In Hong Kong, shares in city's market finished the session in negative territory, on concern about heightening tensions between western powers and Russia over Ukraine. Meanwhile, selloff pressure mounted on tracking steep fall in the Mainland bourses. The benchmark Hang Seng index declined 0.3% to 22132.53, while Hang Seng China Enterprises Index dropped 0.3% to 9770.10.

Among the HK 50 blue chips, 24 fell and 23 rose, with remaining three stocks closed steady. China Mengniu Dairy Co declined 5.1% to HK$39.10, contributing 9-points losses to the benchmark Index and becoming the worst-performing blue chip in percentage change term. China Unicom advanced 3.1% to HK$10.56, contributing 6-points gains to the benchmark Index and becoming the best-performing blue chip in percentage change term.

Shares of software developers declined, with Tencent lead losses, falling 2.9% to HK$508.5. Sinosoft plummeted 7% to HK$2.49. Both Kingdee and Kingsoft plunged 6% to HK$2.37 and HK$25.9, respectively.

China insurers were lower. China Life (02628) retreated 2.2% to HK$20 as its 1Q earnings growth was below expectations. Ping An (02318) and PICC Group (01339) also fell 1.6 and 1.3% to HK$57.5 and HK$2.95, respectively.

The values of Hong Kong's total exports and imports of goods both recorded year-on-year increases, at 3.4% and 3.2% respectively, data from the Census and Statistics Department showed on Monday. In March 2014, the value of total exports of goods (comprising re-exports and domestic exports) rose 3.4% over a year earlier to HK$301.5 billion, after a year-on-year decrease of 1.3% in February. For the first quarter of 2014 as a whole, the value of total exports of goods rose 0.7% over the same period in 2013.
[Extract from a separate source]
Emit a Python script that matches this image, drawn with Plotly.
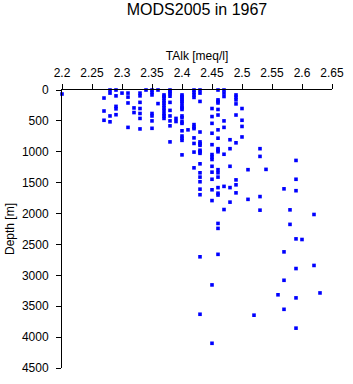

In India, key benchmark indices edged lower for the second day in a row triggered by the India Meteorological Department (IMD) announcement that the country will likely get below-normal levels of monsoon rain this year.
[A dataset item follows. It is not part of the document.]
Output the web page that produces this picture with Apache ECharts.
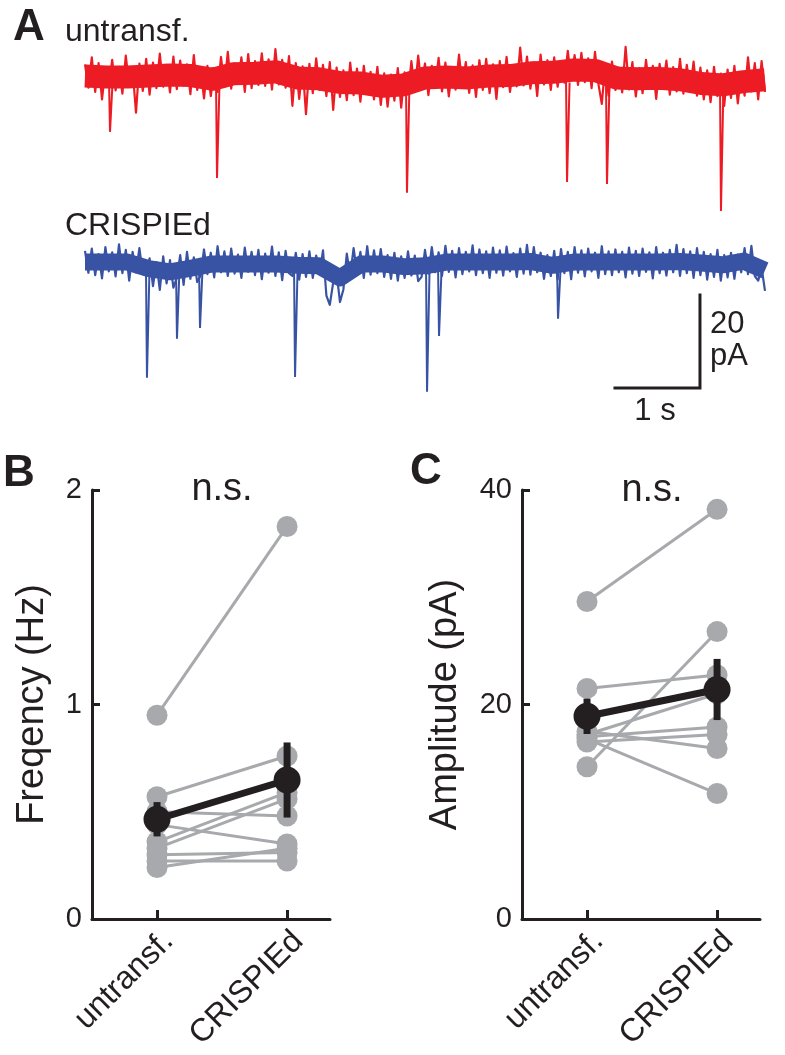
<!DOCTYPE html>
<html><head><meta charset="utf-8">
<script src="https://cdn.jsdelivr.net/npm/echarts@6/dist/echarts.min.js"></script>
<style>html,body{margin:0;padding:0;background:#fff}#c{width:785px;height:1055px}</style>
</head><body><div id="c"></div>
<script>
// ---------- Panel A: example traces (pA, relative to each trace's baseline) ----------
const traceDuration = 8; // s
// fast noise, sampled uniformly over the 8 s sweep
const untransfTrace = [
 2.9,-2.1,4.4,-3.0,3.2,
 -4.6,2.0,-1.8,3.9,-2.7,2.4,-3.4,4.8,-1.9,1.8,-7.5,3.1,-2.8,4.1,-3.6,
 3.3,-2.2,5.2,-1.9,2.8,-3.1,4.6,-2.4,3.7,-1.6,2.9,-3.5,4.9,-2.6,2.1,
 -4.4,2.6,-3.9,1.7,
 -3.0,4.5,-1.9,5.6,-2.3,3.1,-1.2,4.4,-3.0,5.1,-2.2,3.6,-1.5,
 5.3,-1.7,4.0,-2.5,6.2,-1.4,3.9,-2.1,4.7,
 -6.0,3.2,-4.5,2.5,-7.8,3.0,-3.3,4.2,-2.6,2.8,-3.9,3.4,
 -6.9,2.2,-4.1,1.6,-4.8,3.3,-3.7,2.0,-5.1,2.6,-3.2,1.3,-4.6,2.4,
 -5.8,1.0,-6.2,0.7,-4.9,2.1,-6.4,1.2,
 -3.5,3.6,-2.9,4.8,-2.0,3.1,-3.7,2.6,-1.8,4.3,-2.9,3.3,-4.0,2.2,-2.5,5.0,-1.9,3.4,-3.2,2.7,-4.1,3.8,
 -2.6,4.1,-3.3,2.9,-4.5,3.6,-2.0,4.5,-3.0,2.4,-1.8,6.5,
 -1.6,4.6,-2.3,3.3,-3.9,5.0,-1.4,3.8,-2.6,4.4,-1.9,3.1,
 -1.0,5.8,-0.6,4.9,-1.5,5.4,-0.9,4.2,-2.2,5.6,-1.3,
 -5.6,2.7,-3.8,3.5,-2.6,2.2,
 -3.1,6.7,-2.5,3.4,-4.0,2.1,-3.3,3.9,-2.2,2.6,-4.5,3.0,-2.0,3.7,-3.6,2.3,-2.9,4.1,-3.4,2.8,-2.4,3.5,-3.8,2.2,
 -4.6,1.6,-5.2,2.4,-3.9,0.9,-6.0,1.8,-4.3,2.6,-5.5,1.1,
 -3.8,4.4,-2.9,3.2,-4.6,3.6,-3.0
];
const crispiedTrace = [
 2.8,-1.9,3.3,-2.4,2.1,-3.1,3.6,-1.6,2.5,-2.7,4.2,-2.0,3.0,-3.6,2.6,-1.8,3.4,-2.2,
 -2.5,
 1.2,-4.8,0.4,-5.6,1.6,-4.2,0.8,-5.1,
 -3.0,
 1.9,-4.5,2.6,-3.2,1.4,-3.9,
 -2.5,
 3.1,-2.2,2.4,-2.9,3.8,-1.8,2.7,-2.6,3.3,-2.1,2.0,-3.0,3.5,-1.7,2.6,-2.4,3.0,-3.3,2.2,-1.9,3.7,-2.6,2.5,-3.5,2.8,-2.0,
 -2.6,2.4,
 -3.4,2.1,-2.8,2.7,-3.0,1.8,-2.2,2.9,
 -6.8,-8.8,-4.0,-2.0,-8.2,-5.5,
 2.2,-2.6,3.4,-1.9,2.6,-3.0,3.8,-2.3,2.9,-2.0,3.2,-2.8,1.9,-3.2,2.4,-3.6,1.6,-3.0,2.7,-2.5,1.8,-3.7,
 -2.8,
 3.0,-2.1,3.6,-1.8,2.5,-2.6,3.9,-1.7,2.8,-2.9,3.4,-2.2,2.6,-1.6,4.0,-2.4,3.1,-2.0,2.7,-3.0,3.5,-1.9,2.9,-2.5,3.7,-1.6,2.3,-2.8,3.3,-2.1,4.1,-2.3,3.6,-1.8,
 2.4,-3.2,1.9,-2.6,2.8,-3.4,
 3.2,-2.0,2.6,-3.3,3.6,-1.9,2.9,-2.7,3.3,-1.6,2.4,-3.0,3.8,-2.2,2.7,-2.4,3.1,-1.8,2.6,-2.9,3.5,-2.1,2.8,-2.6,3.3,-1.7,2.5,-3.1,3.6,-2.0,2.4,-2.5,3.0,-1.8,4.1,-2.6,3.2,-2.0,2.7,-3.0,3.4,
 -2.4,2.6,-3.4,2.1,-2.8,3.0,-3.6,1.9,-2.9,2.4,-3.2,2.0,
 -1.8,3.4,-2.2,3.9,-2.6,
 -3.6,-0.8,-5.8
];
// slow baseline wander (dense core of the noise band), every 0.25 s
const untransfBaseline = [0.4,0.2,0.2,0.4,0.6,0.5,-0.3,0.9,1.0,1.3,0.0,-0.2,-1.0,-1.1,-1.8,-1.5,0.0,
  0.2,0.0,0.4,0.5,1.1,1.2,1.7,1.6,0.0,-0.2,-0.1,-0.4,-1.2,-1.5,-0.8,-0.4];
const crispiedBaseline = [0.4,0.4,0.4,-1.0,-1.7,-0.9,0.0,0.0,0.0,0.0,-0.3,-0.4,-3.0,0.0,0.0,-0.6,-0.4,
  0.4,0.4,0.4,0.4,0.5,-0.3,0.4,0.4,0.4,0.4,0.4,0.5,0.2,-0.2,0.6,-1.4];
const untransfEventTimes = [0.294, 1.553, 3.788, 5.671, 6.141, 7.482];
const untransfEventAmps  = [11.6, 21.5, 24.7, 22.4, 22.8, 28.6];
const crispiedEventTimes = [0.729, 1.082, 1.353, 2.471, 4.024, 4.165, 5.565];
const crispiedEventAmps  = [24.5, 16.1, 13.8, 24.3, 27.5, 15.5, 11.8];
const scaleBarTime = 1;   // s
const scaleBarAmp = 20;   // pA

// ---------- Panels B & C: paired data ----------
const groups = ['untransf.', 'CRISPIEd'];
const freqUntransf = [0.95, 0.57, 0.50, 0.44, 0.36, 0.33, 0.30, 0.27, 0.24];
const freqCrispied = [1.83, 0.76, 0.48, 0.35, 0.59, 0.56, 0.31, 0.27, 0.33];
const freqMean = [0.465, 0.648];
const freqSem  = [0.08, 0.175];
const ampUntransf = [29.6, 21.5, 14.2, 17.2, 17.0, 16.5, 17.5, 16.8, 19.0];
const ampCrispied = [38.2, 22.75, 26.8, 21.0, 17.9, 17.2, 15.9, 11.7, 21.5];
const ampMean = [18.9, 21.4];
const ampSem  = [1.65, 2.85];
const freqTicks = [0, 1, 2];
const ampTicks = [0, 20, 40];
const statLabel = 'n.s.';

// ---------- layout / style constants ----------
const FONT = '"Liberation Sans", Arial, Helvetica, sans-serif';
const INK = '#231f20', GREY = '#a7a9ac', RED = '#ed1c24', BLUE = '#3953a4';
const RED_OFF = -10.3, BLUE_OFF = -50.3;       // vertical placement of traces (axis units)
const SB_T0 = 6.235, SB_Y0 = -77.0;             // scale-bar corner placement

const chart = echarts.init(document.getElementById('c'), null, {renderer: 'canvas'});

function traceSeries(vals, off, color, width, z) {
  const dt = traceDuration / (vals.length - 1);
  return {
    type: 'line', xAxisIndex: 0, yAxisIndex: 0, silent: true, animation: false,
    showSymbol: false, symbol: 'none',
    data: vals.map((v, i) => [i * dt, v + off]),
    lineStyle: {color, width, join: 'round', cap: 'butt'}, z
  };
}
function eventSeries(times, amps, off, color) {
  return {
    type: 'custom', xAxisIndex: 0, yAxisIndex: 0, silent: true, animation: false,
    data: times.map((t, i) => [t, amps[i]]),
    renderItem: (params, api) => {
      const t = api.value(0), a = api.value(1);
      const p0 = api.coord([t - 0.012, off]);
      const p1 = api.coord([t, off - a]);
      const p2 = api.coord([t + 0.03, off - 1]);
      return {type: 'polyline', shape: {points: [p0, p1, p2]},
              style: {stroke: color, lineWidth: 2, fill: null}};
    }, z: 3
  };
}
function pairSeries(a, b, xi) {
  return a.map((v, i) => ({
    type: 'line', xAxisIndex: xi, yAxisIndex: xi, silent: true, animation: false,
    data: [[1, v], [2, b[i]]], symbol: 'circle', symbolSize: 21,
    itemStyle: {color: GREY}, lineStyle: {color: GREY, width: 3}, z: 2
  }));
}
function meanSeries(mean, sem, xi) {
  return [{
    type: 'custom', xAxisIndex: xi, yAxisIndex: xi, silent: true, animation: false,
    data: mean.map((m, i) => [i + 1, m, sem[i]]),
    renderItem: (params, api) => {
      const x = api.value(0), m = api.value(1), s = api.value(2);
      const p0 = api.coord([x, m - s]), p1 = api.coord([x, m + s]);
      return {type: 'line', shape: {x1: p0[0], y1: p0[1], x2: p1[0], y2: p1[1]},
              style: {stroke: INK, lineWidth: 7}};
    }, z: 5
  }, {
    type: 'line', xAxisIndex: xi, yAxisIndex: xi, silent: true, animation: false,
    data: mean.map((m, i) => [i + 1, m]), symbol: 'circle', symbolSize: 27,
    itemStyle: {color: INK}, lineStyle: {color: INK, width: 7}, z: 6
  }];
}
function catX(gi) {
  return {
    type: 'value', gridIndex: gi, min: 0.5, max: 2.33,
    axisLine: {show: true, onZero: false, lineStyle: {color: INK, width: 3}},
    axisTick: {show: true, inside: true, length: 9, customValues: [1, 2], lineStyle: {color: INK, width: 3}},
    axisLabel: {show: true, customValues: [1, 2], formatter: v => groups[Math.round(v) - 1],
                rotate: 45, fontSize: 32, fontFamily: FONT, color: INK, margin: 6,
                verticalAlign: 'top'},
    splitLine: {show: false}
  };
}
function valY(gi, ticks, name, gap) {
  return {
    type: 'value', gridIndex: gi, min: ticks[0], max: ticks[ticks.length - 1],
    interval: ticks[1] - ticks[0],
    axisLine: {show: true, onZero: false, lineStyle: {color: INK, width: 3}},
    axisTick: {show: true, inside: true, length: 8, lineStyle: {color: INK, width: 3}},
    axisLabel: {show: true, fontSize: 29, fontFamily: FONT, color: INK, margin: 10},
    splitLine: {show: false},
    name, nameLocation: 'middle', nameGap: gap,
    nameTextStyle: {fontSize: 38, fontFamily: FONT, color: INK}
  };
}
function txt(text, x, y, size, align, bold) {
  return {type: 'text', x, y, silent: true,
          style: {text, font: (bold ? 'bold ' : '') + size + 'px ' + FONT, fill: INK,
                  align: align || 'left', verticalAlign: 'middle'}};
}

const option = {
  backgroundColor: '#ffffff',
  animation: false,
  grid: [
    {left: 85, top: 30, width: 680, height: 372, outerBoundsMode: 'none'},
    {left: 92, top: 490, width: 238, height: 429, outerBoundsMode: 'none'},
    {left: 522, top: 490, width: 238, height: 429, outerBoundsMode: 'none'}
  ],
  xAxis: [
    {type: 'value', gridIndex: 0, min: 0, max: traceDuration, show: false},
    catX(1), catX(2)
  ],
  yAxis: [
    {type: 'value', gridIndex: 0, min: -80, max: 0, show: false},
    valY(1, freqTicks, 'Freqency (Hz)', 40),
    valY(2, ampTicks, 'Amplitude (pA)', 57)
  ],
  series: [
    traceSeries(untransfBaseline, RED_OFF, RED, 23, 1),
    traceSeries(untransfTrace, RED_OFF, RED, 2.2, 2),
    eventSeries(untransfEventTimes, untransfEventAmps, RED_OFF, RED),
    traceSeries(crispiedBaseline, BLUE_OFF, BLUE, 17, 1),
    traceSeries(crispiedTrace, BLUE_OFF, BLUE, 2.2, 2),
    eventSeries(crispiedEventTimes, crispiedEventAmps, BLUE_OFF, BLUE),
    {type: 'line', xAxisIndex: 0, yAxisIndex: 0, silent: true, animation: false, symbol: 'none',
     data: [[SB_T0, SB_Y0], [SB_T0 + scaleBarTime, SB_Y0], [SB_T0 + scaleBarTime, SB_Y0 + scaleBarAmp]],
     lineStyle: {color: INK, width: 3, join: 'miter', cap: 'square'}, z: 4},
    ...pairSeries(freqUntransf, freqCrispied, 1),
    ...meanSeries(freqMean, freqSem, 1),
    ...pairSeries(ampUntransf, ampCrispied, 2),
    ...meanSeries(ampMean, ampSem, 2)
  ],
  graphic: [
    txt('A', 13, 28, 44, 'left', true),
    txt('untransf.', 65, 32, 32),
    txt('CRISPIEd', 65, 226, 32),
    txt(String(scaleBarAmp), 710, 324, 31),
    txt('pA', 710, 356, 31),
    txt(scaleBarTime + ' s', 655, 411, 31, 'center'),
    txt('B', 3, 474, 44, 'left', true),
    txt('C', 410, 472, 44, 'left', true),
    txt(statLabel, 222, 490, 38, 'center'),
    txt(statLabel, 652, 491, 38, 'center')
  ]
};
chart.setOption(option);
</script>
</body></html>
The S&P BSE Sensex fell 56.46 points or 0.25% to 22,631.61, its lowest closing level since 17 April 2014. The CNX Nifty fell 21.50 points or 0.32% to 6,761.25, its lowest closing level since 16 April 2014.

Hindustan Unilever ended almost flat at Rs 580.60 after announcing Q4 results. The stock hit a high of Rs 588 and low of Rs 565.10. The company's net profit rose 10.78% to Rs 872.13 crore on 10.24% rise in total income to Rs 7244.73 crore in Q4 March 2014 over Q4 March 2013.

IDFC rose 0.35% to Rs 114.50 on weak Q4 results. The company's consolidated net profit declined 50.93% to Rs 257.94 crore on 0.05% growth in total income to Rs 2219.57 crore in Q4 March 2014 over Q4 March 2013.

Godrej Consumer Products fell 2.76% to Rs 783.25, after consolidated net profit declined 29.28% to Rs 236.28 crore on 12.19% growth in total income from operations (net) to Rs 1931.52 crore in Q4 March 2014 over Q4 March 2013.

Siemens gained 0.66% to Rs 744.70 after net profit jumped 194.7% to Rs 88.27 crore on 8.6% fall in net sales to Rs 2657.74 crore in Q2 March 2014 over Q2 March 2013.

Sunteck Realty rose 2.28% to Rs 312. The company announced during trading hours today, 28 April 2014, that through its overseas subsidiary, it has entered into a joint venture agreement for development of land in UAE.

Shree Cement lost 2.08% to Rs 5,700.05 after net profit declined 18.81% to Rs 222.51 crore on 15.44% growth in total income to Rs 1714.56 crore in Q3 March 2014 over Q3 March 2013.

Elsewhere in the Asia Pacific region, South Korea's KOSPI index was down 0.12%. Malaysia's KLSE Composite shed 0.28%. Singapore's Straits Times index dropped 0.95%. Indonesia's Jakarta Composite Index fell 1.61%. New Zealand's NZX50 shed 0.74%. Taiwan's Taiex index rose 0.41%.